The Diversity Style Guide defines diversity broadly — across race, gender, sexual orientation, class, age, ability and more — and frames valuing it as a step toward equity. Its companion "diverse hire / diversity hire" entry cautions that an individual should never be described as "diverse."
“Diversity includes all the ways in which people differ… many activists and thinkers critique diversity alone as a strategy… "Diversity is silent on the subject of equity… the issue is not diversity, but rather equity."”
Racial Equity Tools presents diversity as encompassing all the ways people differ, but foregrounds a critique it attributes to Baltimore Racial Justice Action: that diversity alone is silent on equity, so the real issue is equity rather than diversity. The entry holds the definition and the critique side by side.
Audience notes
- Journalists and editors
- NABJ and the Diversity Style Guide both supply working definitions, so the word is usable — but DSG's companion rule is firm that you describe a group or a pipeline as diverse, never an individual person ("a diverse hire" is out). Casey's guidance is to name the specific dimension (racial, linguistic, geographic) rather than letting "diversity" stand alone.
- Advocates and internal comms
- Racial Equity Tools and the Baltimore Racial Justice Action critique it cites are the caution to absorb — "diversity" can describe representation without committing to redistributing power or improving outcomes. Where you mean equity, say equity.
- Editorial style
- Casey treats "diversity" as a vague-word flag, not a banned word. The practical move across sources is the same — keep it when you mean representation across difference, swap in a more precise word when you mean something narrower or stronger.
Synthesis
The four guides split into two stances on a single word. NABJ and the Diversity Style Guide define and accept it: “diversity” is a valid catchall for a multiracial and multicultural environment. NABJ draws explicit limits (it is not affirmative action, not limited to race, not government-mandated), and DSG lists the many axes diversity can run along while framing it as a step toward equity. On this reading the term is usable and useful.
The other two sources do not reject the word but push on its limits. The Annie E. Casey Foundation flags “diversity” as vague and overused and tells writers to be specific. Racial Equity Tools goes further, citing the Baltimore Racial Justice Action critique that “diversity is silent on the subject of equity — the issue is not diversity, but rather equity.” The worry is that the word can let an institution look progressive, representation across difference, without committing to the redistribution of power or the change in outcomes that equity names.
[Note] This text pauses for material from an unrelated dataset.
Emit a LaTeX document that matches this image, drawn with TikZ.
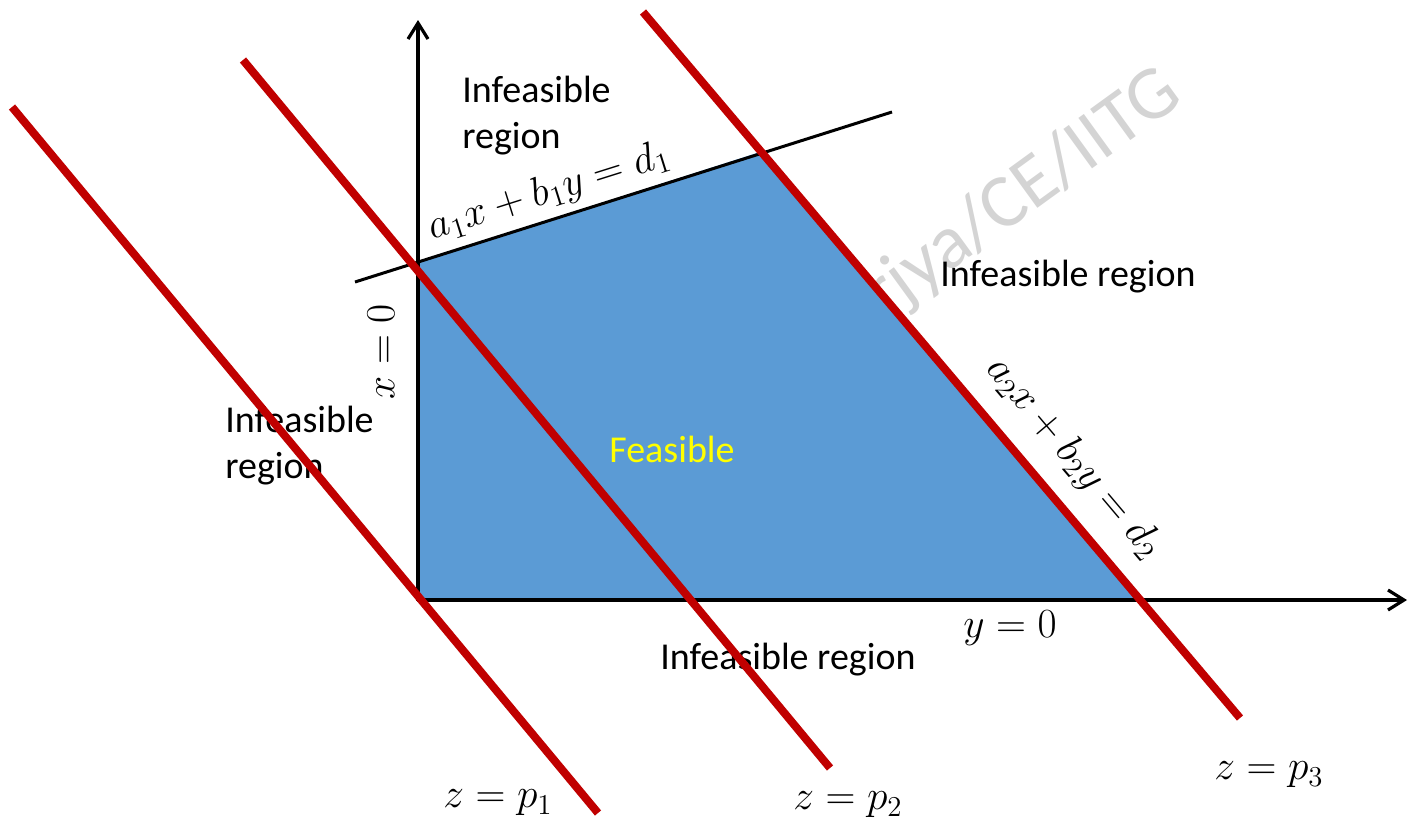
\documentclass[tikz,border=0pt]{standalone}
\usepackage{amsmath}
\usepackage{fontspec}
\setmainfont{Carlito}
\usepackage{tikz}
\usetikzlibrary{arrows.meta}
\definecolor{lpblue}{HTML}{5B9BD5}
\definecolor{lpred}{HTML}{C00000}
\definecolor{lpmark}{HTML}{D4D4D4}
\definecolor{lpyellow}{HTML}{FFFF00}

\begin{document}
\begin{tikzpicture}[x=0.5pt,y=-0.5pt, every node/.style={font=\fontsize{19}{23}\selectfont, inner sep=0pt},
  axis/.style={line width=1.6pt, -{Straight Barb[length=8pt,width=10pt]}},
  zline/.style={lpred, line width=4pt},
  eqn/.style={font=\fontsize{22}{24}\selectfont}]
\useasboundingbox (0,0) rectangle (1408,831);
% watermark, mostly under the region
\node[lpmark, rotate=36, anchor=base west, font=\fontsize{38}{38}\selectfont] (wmark) at (884,320) {rjya/CE/IITG};
% feasible region and constraints
\fill[lpblue] (418,600) -- (418,262) -- (760,152) -- (1140,600) -- cycle;
\draw[line width=1.5pt] (355,282) -- (892,112);
\draw[axis] (418,601) -- (418,20);
\draw[axis] (417,600) -- (1407,600);
% labels
\node[anchor=west, align=left] (topinf) at (462,116) {Infeasible\\region};
\node[anchor=west, align=left] (leftinf) at (225,446) {Infeasible\\region};
\node[anchor=west] (rightinf) at (940,277) {Infeasible region};
\node[anchor=west] (botinf) at (660,660) {Infeasible region};
\node[lpyellow] (feas) at (672,449) {Feasible};
\node[eqn, rotate=17.5] (con1) at (549,192) {$a_1x+b_1y=d_1$};
\node[eqn, rotate=-49.8] (con2) at (1074,458) {$a_2x+b_2y=d_2$};
\node[eqn, rotate=90] (xzero) at (381,352) {$x=0$};
\node[eqn] (yzero) at (1010,628) {$y=0$};
\node[eqn] (zp1) at (498,803) {$z=p_1$};
\node[eqn] (zp2) at (848,805) {$z=p_2$};
\node[eqn] (zp3) at (1269,775) {$z=p_3$};
% objective lines
\foreach \xa/\ya/\xb/\yb in {12/107/598/813, 243/60/830/768, 643/12/1240/718}
  \draw[zline] (\xa,\ya) -- (\xb,\yb);
\end{tikzpicture}
\end{document}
The two stances run parallel rather than colliding. The 2013 Casey flag and the 2023 equity critique both qualify the word’s acceptance, and the emphasis shifts over the window from diversity-as-representation toward equity-as-outcome. The practical guidance is consistent across all four: use “diversity” when you mean a range of difference, name the specific dimension when a narrower word is more accurate, describe groups and pipelines rather than individuals as diverse, and reach for “equity” when you mean an outcome rather than a mix.
History note
NABJ (2022) and the Diversity Style Guide (2023) define and accept the word. The Casey Foundation’s editorial flag (2013) and Racial Equity Tools’ equity critique (2023) sit alongside that acceptance, treating “diversity” as imprecise or as a term that can substitute for equity. The shift is one of emphasis, from diversity-as-representation toward equity-as-outcome, rather than a rejection of the word itself.